There might be nothing exemplary to Miller’s Crossing within the grander spectrum of American cinema aside from its magnificent construction, but that’s more than enough. The various crosses, double-crosses, toils and travails of the characters are nothing new and, indeed, that’s a large part of the film’s charm. Mixing elements of the popular gangster films of the 1930s2, and certain aspects of the ‘film noir’ that characterised the 1940s, Miller’s Crossing is both a beautifully rendered ode to those movies whilst also living and breathing its own dynamics with such conviction that it seems to simply be a late arrival to a long abandoned party. Its steady adherence to so much of what crackled in those old films shows the real power of the medium, an energy and verve that survived the censorship put in place to disperse it.
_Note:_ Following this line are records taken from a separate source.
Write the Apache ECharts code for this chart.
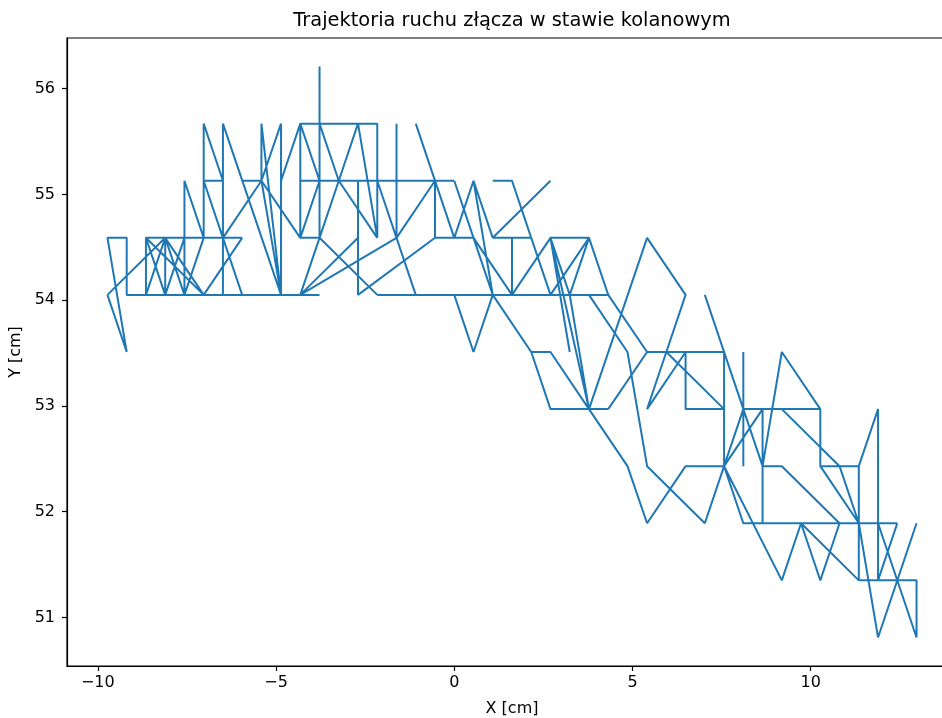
<!DOCTYPE html>
<html>
<head>
<meta charset="utf-8">
<script src="https://cdn.jsdelivr.net/npm/echarts@6.0.0/dist/echarts.min.js"></script>
<style>
  html, body { margin: 0; padding: 0; background: #fff; }
  #chart { width: 942px; height: 718px; }
</style>
</head>
<body>
<div id="chart"></div>
<script>
// trajectory points [cm]; null = pen up between strokes
const xs = [
  -9.73, -9.19, -9.73, -9.19, -9.19, -3.78, null,
  -9.73, -8.11, null,
  -8.65, -8.65, -5.95, null,
  -8.11, -8.65, -7.03, -8.11, -8.11, null,
  -8.65, -8.11, -7.57, -7.57, -7.03, -7.57, null,
  -8.11, -7.57, null,
  -7.03, -7.03, -6.49, -7.03, -6.49, -5.95, null,
  -7.03, -5.95, null,
  -6.49, -6.49, -4.86, null,
  -6.49, -5.41, -5.95, null,
  -4.32, -5.41, -5.41, -4.86, -5.41, -4.86, -4.86, null,
  -4.86, -4.32, -2.16, -2.16, null,
  -4.32, -4.32, -3.78, null,
  -3.78, -3.78, -4.32, -2.70, -2.70, -2.70, -0.54, null,
  -4.32, -3.78, -4.32, null,
  -3.78, -3.24, -3.78, -2.16, null,
  -2.70, -3.24, -2.16, null,
  -2.70, -2.16, null,
  -4.32, 0.00, null,
  -4.32, -1.62, -1.08, null,
  -1.62, -1.62, null,
  -2.16, -1.62, -0.54, -0.54, null,
  -1.08, 0.00, 0.54, 1.08, 2.70, null,
  -0.54, 0.54, 1.08, null,
  0.00, 0.54, 1.62, 1.62, 1.08, 2.16, 2.70, null,
  1.08, 1.62, 2.16, null,
  0.54, 1.08, null,
  1.62, 2.70, 3.78, 4.32, null,
  -2.16, 4.32, null,
  0.00, 0.54, 1.08, 2.16, 2.70, 3.78, null,
  2.16, 2.70, 4.32, null,
  3.24, 2.70, 3.24, 3.78, 2.70, null,
  2.70, 3.78, 4.86, 5.41, 6.49, 7.57, null,
  3.24, 3.78, null,
  3.78, 4.86, 5.41, 7.03, 7.57, null,
  4.32, 5.41, 7.57, 7.57, null,
  4.32, 5.41, null,
  5.95, 5.41, 6.49, 6.49, 7.57, null,
  3.78, 5.41, 6.49, 5.95, 7.57, null,
  7.03, 8.65, null,
  8.11, 8.11, null,
  8.11, 10.27, 10.27, 11.35, 11.89, 11.89, null,
  8.65, 8.65, null,
  8.65, 7.57, 8.11, null,
  8.65, 9.19, 10.27, null,
  9.19, 10.81, 11.35, null,
  8.65, 9.19, 10.81, null,
  10.27, 11.35, null,
  11.35, 11.35, 12.97, 12.97, null,
  7.57, 8.11, 12.43, null,
  7.57, 9.19, 9.73, 10.27, 10.81, null,
  9.73, 11.35, null,
  11.89, 12.97, null,
  12.97, 11.89, 11.35, null,
  12.43, 11.89
];
const ys = [
  54.05, 53.51, 54.59, 54.59, 54.05, 54.05, null,
  54.05, 54.59, null,
  54.05, 54.59, 54.59, null,
  54.05, 54.59, 54.05, 54.59, 54.05, null,
  54.05, 54.59, 54.05, 55.13, 54.59, 54.05, null,
  54.05, 54.59, null,
  54.59, 55.67, 55.13, 55.13, 54.59, 54.05, null,
  54.05, 54.59, null,
  54.05, 55.67, 54.05, null,
  54.59, 55.13, 55.13, null,
  54.59, 55.13, 55.67, 54.05, 55.13, 55.67, 54.05, null,
  55.13, 55.67, 55.67, 54.59, null,
  55.67, 54.59, 54.59, null,
  56.21, 54.59, 54.05, 54.59, 55.13, 54.05, 54.59, null,
  55.67, 55.13, 54.59, null,
  55.67, 55.13, 54.59, 54.05, null,
  55.67, 55.13, 54.59, null,
  55.67, 54.59, null,
  55.13, 55.13, null,
  54.05, 54.59, 54.05, null,
  55.67, 54.59, null,
  55.13, 54.59, 55.13, 54.59, null,
  55.67, 54.59, 55.13, 54.59, 55.13, null,
  54.59, 54.59, 54.05, null,
  55.13, 54.59, 54.05, 54.59, 54.59, 54.59, 54.05, null,
  55.13, 55.13, 54.59, null,
  55.13, 54.05, null,
  54.05, 54.59, 54.59, 54.05, null,
  54.05, 54.05, null,
  54.05, 53.51, 54.05, 53.51, 53.51, 52.97, null,
  53.51, 52.97, 52.97, null,
  53.51, 54.59, 54.05, 54.59, 54.05, null,
  54.59, 52.97, 52.43, 51.89, 52.43, 52.43, null,
  54.05, 52.97, null,
  54.05, 53.51, 52.43, 51.89, 52.43, null,
  54.05, 53.51, 53.51, 52.43, null,
  52.97, 53.51, null,
  53.51, 52.97, 53.51, 52.97, 52.97, null,
  52.97, 54.59, 54.05, 53.51, 52.97, null,
  54.05, 52.43, null,
  53.51, 52.43, null,
  52.97, 52.97, 52.43, 52.43, 52.97, 51.35, null,
  52.97, 51.89, null,
  52.97, 52.43, 52.97, null,
  52.43, 53.51, 52.97, null,
  52.97, 52.43, 51.89, null,
  52.43, 52.43, 51.89, null,
  52.43, 51.89, null,
  52.43, 51.35, 51.35, 50.81, null,
  52.43, 51.89, 51.89, null,
  52.43, 51.35, 51.89, 51.35, 51.89, null,
  51.89, 51.35, null,
  51.89, 50.81, null,
  51.89, 50.81, 51.89, null,
  51.89, 51.35
];
const xTicks = [-10, -5, 0, 5, 10];
const yTicks = [51, 52, 53, 54, 55, 56];

const chart = echarts.init(document.getElementById('chart'));
const points = xs.map((x, i) => (x === null ? ['-', '-'] : [x, ys[i]]));
const font = 'DejaVu Sans';
// matplotlib style minus sign
const fmt = (v) => String(v).replace('-', '\u2212');

const option = {
  animation: false,
  backgroundColor: '#fff',
  grid: {
    left: 67,
    top: 38,
    width: 890,
    height: 628,
    outerBoundsMode: 'none',
    containLabel: false,
    show: true,
    borderColor: '#000',
    borderWidth: 1.2,
  },
  graphic: [
    {
      type: 'text',
      x: 512,
      y: 21,
      style: {
        text: 'Trajektoria ruchu złącza w stawie kolanowym',
        font: '19.4px "DejaVu Sans"',
        fill: '#000',
        align: 'center',
        verticalAlign: 'middle',
      },
    },
  ],
  xAxis: {
    type: 'value',
    min: -10.865,
    max: 14.105,
    name: 'X [cm]',
    nameLocation: 'middle',
    nameGap: 35,
    nameTextStyle: { color: '#000', fontSize: 16, fontFamily: font },
    axisLine: { show: true, onZero: false, lineStyle: { color: '#000', width: 1.2 } },
    axisTick: { show: true, length: 5, lineStyle: { color: '#000', width: 1.2 }, customValues: xTicks },
    axisLabel: { color: '#000', fontSize: 16, fontFamily: font, margin: 9, formatter: fmt, customValues: xTicks },
    splitLine: { show: false },
  },
  yAxis: {
    type: 'value',
    min: 50.54,
    max: 56.48,
    name: 'Y [cm]',
    nameLocation: 'middle',
    nameGap: 30,
    nameRotate: 90,
    nameTextStyle: { color: '#000', fontSize: 16, fontFamily: font },
    axisLine: { show: true, onZero: false, lineStyle: { color: '#000', width: 1.2 } },
    axisTick: { show: true, length: 5, lineStyle: { color: '#000', width: 1.2 }, customValues: yTicks },
    axisLabel: { color: '#000', fontSize: 16, fontFamily: font, margin: 12, formatter: fmt, customValues: yTicks },
    splitLine: { show: false },
  },
  series: [
    {
      type: 'line',
      data: points,
      showSymbol: false,
      symbol: 'none',
      connectNulls: false,
      clip: true,
      lineStyle: { color: '#1f77b4', width: 2 },
    },
  ],
};
chart.setOption(option);
</script>
</body>
</html>
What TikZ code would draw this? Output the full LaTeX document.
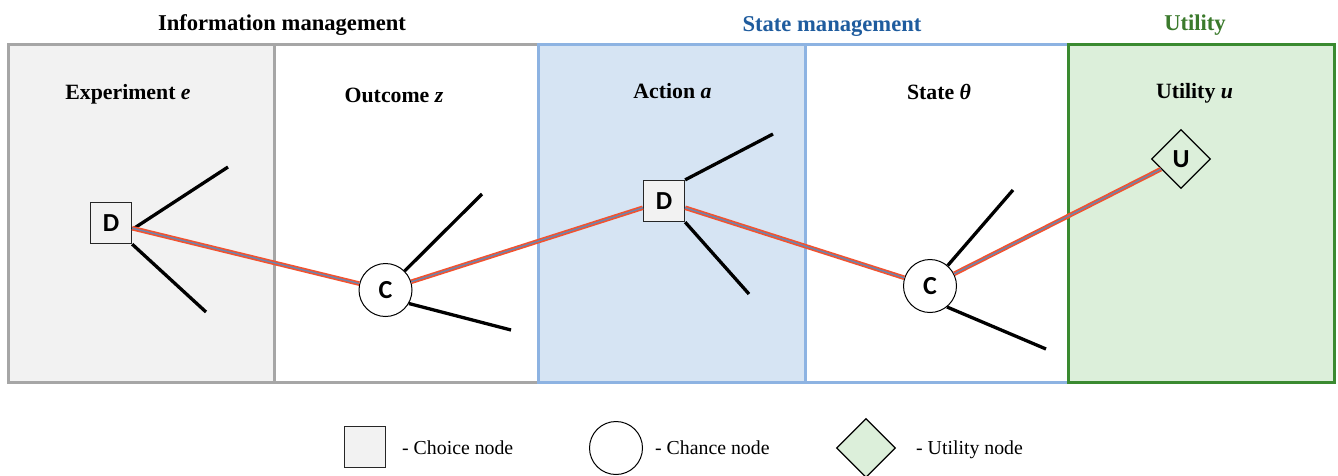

It seems there’s always a way to make things work out right. Just ask Tom Reagan.
1 Which everyone knows stood as the mid-point in a trilogy of Irish soap-operas which spun-off from one another beginning with the groundbreaking The Riordans and ending with the clod-hopping Glenroe. Everyone knows that, right?
2 Many made, it’s hard to believe, while American Prohibition was still in full swing and the likes of Capone and Dillinger still lived and breathed. In the latter’s case his execution occurred just outside the cinema in which he watched Manhattan Melodrama, a film featuring Clark Gable playing a streetwise racketeer.